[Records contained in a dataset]
((

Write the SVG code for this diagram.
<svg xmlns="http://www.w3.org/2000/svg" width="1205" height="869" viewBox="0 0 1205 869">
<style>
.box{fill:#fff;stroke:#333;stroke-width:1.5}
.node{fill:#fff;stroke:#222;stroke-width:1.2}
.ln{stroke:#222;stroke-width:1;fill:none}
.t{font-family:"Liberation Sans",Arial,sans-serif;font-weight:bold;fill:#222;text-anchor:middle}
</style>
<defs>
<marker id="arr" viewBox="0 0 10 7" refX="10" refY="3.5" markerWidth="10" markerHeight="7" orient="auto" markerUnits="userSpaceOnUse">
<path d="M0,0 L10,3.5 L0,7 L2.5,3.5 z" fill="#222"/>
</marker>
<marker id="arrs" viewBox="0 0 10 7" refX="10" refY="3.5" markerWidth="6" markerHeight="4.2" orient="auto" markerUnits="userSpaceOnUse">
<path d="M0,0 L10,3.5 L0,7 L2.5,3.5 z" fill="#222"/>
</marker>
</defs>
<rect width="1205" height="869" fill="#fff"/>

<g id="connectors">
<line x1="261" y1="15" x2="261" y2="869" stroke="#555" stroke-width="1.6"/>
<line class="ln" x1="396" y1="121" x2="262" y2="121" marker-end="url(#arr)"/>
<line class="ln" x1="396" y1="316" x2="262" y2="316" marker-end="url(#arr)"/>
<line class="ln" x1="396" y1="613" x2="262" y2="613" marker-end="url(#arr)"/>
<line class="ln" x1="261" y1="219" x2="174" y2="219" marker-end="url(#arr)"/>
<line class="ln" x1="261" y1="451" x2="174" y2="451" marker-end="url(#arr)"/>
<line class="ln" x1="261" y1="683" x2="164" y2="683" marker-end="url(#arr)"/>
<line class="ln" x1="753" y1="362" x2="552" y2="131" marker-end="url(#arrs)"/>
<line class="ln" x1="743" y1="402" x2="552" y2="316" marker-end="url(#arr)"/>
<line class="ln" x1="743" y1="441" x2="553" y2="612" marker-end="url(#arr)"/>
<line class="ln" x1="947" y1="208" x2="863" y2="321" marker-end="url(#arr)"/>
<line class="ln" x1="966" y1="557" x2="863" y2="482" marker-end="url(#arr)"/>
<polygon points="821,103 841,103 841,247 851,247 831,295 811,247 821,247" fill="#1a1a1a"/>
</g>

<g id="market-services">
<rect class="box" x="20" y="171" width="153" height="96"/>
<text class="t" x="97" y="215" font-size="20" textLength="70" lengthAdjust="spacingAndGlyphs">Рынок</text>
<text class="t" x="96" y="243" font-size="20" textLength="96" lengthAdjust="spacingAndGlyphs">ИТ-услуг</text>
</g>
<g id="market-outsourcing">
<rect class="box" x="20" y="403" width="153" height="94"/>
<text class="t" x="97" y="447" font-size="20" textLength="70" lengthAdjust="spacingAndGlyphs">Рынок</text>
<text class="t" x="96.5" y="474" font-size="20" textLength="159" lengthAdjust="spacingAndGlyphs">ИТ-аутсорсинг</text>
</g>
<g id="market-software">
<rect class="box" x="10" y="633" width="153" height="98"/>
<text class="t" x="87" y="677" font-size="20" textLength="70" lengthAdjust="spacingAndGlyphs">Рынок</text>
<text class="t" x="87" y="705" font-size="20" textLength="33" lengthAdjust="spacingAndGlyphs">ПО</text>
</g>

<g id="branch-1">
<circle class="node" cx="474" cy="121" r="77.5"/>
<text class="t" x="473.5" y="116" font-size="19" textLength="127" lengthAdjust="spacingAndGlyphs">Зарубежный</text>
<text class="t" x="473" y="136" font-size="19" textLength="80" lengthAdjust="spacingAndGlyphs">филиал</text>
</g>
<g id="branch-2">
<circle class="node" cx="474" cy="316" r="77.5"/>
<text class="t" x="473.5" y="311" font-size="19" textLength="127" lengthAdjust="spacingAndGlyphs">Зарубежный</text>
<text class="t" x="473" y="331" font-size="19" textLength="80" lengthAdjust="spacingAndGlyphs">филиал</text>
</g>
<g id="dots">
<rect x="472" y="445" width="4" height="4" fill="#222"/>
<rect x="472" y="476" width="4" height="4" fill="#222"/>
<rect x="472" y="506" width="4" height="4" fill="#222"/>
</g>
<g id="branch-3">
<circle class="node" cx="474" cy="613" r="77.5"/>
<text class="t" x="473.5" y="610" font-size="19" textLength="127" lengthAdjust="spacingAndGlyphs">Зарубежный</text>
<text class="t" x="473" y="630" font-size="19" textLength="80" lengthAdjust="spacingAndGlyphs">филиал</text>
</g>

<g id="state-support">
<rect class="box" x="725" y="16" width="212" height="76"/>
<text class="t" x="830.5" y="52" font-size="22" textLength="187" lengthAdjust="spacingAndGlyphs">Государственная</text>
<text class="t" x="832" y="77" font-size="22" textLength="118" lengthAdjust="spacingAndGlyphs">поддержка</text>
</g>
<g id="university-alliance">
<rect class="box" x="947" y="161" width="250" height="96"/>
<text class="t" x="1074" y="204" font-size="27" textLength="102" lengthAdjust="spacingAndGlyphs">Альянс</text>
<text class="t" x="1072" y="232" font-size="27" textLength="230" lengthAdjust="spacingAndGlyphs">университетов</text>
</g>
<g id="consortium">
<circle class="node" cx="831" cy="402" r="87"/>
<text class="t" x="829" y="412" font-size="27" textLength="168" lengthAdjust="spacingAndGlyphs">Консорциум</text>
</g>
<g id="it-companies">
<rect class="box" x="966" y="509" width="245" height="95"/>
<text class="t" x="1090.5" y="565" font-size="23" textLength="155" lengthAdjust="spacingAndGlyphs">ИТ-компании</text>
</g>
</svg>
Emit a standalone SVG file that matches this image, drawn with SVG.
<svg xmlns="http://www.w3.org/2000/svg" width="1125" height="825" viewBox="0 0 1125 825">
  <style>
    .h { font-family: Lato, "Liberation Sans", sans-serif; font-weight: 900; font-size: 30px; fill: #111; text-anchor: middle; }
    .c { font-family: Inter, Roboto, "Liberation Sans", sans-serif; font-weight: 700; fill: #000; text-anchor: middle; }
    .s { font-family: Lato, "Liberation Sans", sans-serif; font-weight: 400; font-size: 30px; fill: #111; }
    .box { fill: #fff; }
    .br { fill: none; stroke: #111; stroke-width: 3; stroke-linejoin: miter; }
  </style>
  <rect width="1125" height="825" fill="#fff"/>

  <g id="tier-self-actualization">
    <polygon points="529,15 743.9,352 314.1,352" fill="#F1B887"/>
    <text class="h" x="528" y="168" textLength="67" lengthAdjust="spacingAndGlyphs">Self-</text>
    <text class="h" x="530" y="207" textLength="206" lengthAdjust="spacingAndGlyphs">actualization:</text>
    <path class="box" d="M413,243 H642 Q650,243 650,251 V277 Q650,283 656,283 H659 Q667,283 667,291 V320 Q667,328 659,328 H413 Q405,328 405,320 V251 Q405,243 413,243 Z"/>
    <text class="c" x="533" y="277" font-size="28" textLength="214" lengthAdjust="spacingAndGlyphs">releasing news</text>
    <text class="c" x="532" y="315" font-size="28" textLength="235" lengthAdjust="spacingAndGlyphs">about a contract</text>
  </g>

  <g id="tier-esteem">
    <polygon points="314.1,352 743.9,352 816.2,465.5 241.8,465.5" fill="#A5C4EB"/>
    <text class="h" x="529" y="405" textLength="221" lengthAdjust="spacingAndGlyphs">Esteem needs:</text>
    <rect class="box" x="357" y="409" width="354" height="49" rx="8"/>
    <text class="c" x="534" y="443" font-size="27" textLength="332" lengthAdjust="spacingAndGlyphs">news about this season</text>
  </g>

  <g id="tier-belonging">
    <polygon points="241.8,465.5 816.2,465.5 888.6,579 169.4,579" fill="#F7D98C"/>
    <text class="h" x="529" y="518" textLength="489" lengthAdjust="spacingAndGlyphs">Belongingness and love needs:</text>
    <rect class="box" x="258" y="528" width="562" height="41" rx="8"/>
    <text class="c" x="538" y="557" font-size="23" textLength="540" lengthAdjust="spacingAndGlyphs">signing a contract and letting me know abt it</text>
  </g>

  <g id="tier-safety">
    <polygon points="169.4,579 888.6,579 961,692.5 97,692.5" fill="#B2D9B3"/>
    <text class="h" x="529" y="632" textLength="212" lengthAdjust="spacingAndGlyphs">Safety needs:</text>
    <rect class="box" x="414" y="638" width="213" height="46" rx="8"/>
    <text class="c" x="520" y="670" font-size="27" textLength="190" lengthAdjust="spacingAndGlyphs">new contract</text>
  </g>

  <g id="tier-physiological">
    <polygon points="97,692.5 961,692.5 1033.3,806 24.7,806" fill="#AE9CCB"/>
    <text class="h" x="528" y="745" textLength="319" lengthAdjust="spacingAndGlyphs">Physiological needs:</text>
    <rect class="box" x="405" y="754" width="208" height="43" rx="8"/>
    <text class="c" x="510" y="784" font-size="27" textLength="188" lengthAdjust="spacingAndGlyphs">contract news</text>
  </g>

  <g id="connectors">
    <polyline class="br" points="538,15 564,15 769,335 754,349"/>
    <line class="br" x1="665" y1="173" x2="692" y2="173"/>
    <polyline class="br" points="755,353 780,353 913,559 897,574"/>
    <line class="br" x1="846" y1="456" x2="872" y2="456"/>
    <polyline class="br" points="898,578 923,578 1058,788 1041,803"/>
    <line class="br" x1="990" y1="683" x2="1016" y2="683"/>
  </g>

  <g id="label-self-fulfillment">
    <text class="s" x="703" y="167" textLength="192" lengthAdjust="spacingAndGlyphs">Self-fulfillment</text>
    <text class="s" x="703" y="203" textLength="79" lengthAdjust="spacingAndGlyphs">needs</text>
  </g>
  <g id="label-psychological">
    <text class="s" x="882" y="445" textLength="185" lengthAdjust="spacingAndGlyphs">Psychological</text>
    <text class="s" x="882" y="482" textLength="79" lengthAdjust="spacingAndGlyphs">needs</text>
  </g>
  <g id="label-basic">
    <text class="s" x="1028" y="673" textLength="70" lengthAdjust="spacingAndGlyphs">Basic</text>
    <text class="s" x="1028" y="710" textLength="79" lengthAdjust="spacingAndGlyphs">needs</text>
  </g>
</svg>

))

- INSTRUCTIONS TO FOLLOW: Tally the lines containing "this". Provide the number without any other words.

- RESPONSE BELOW: 3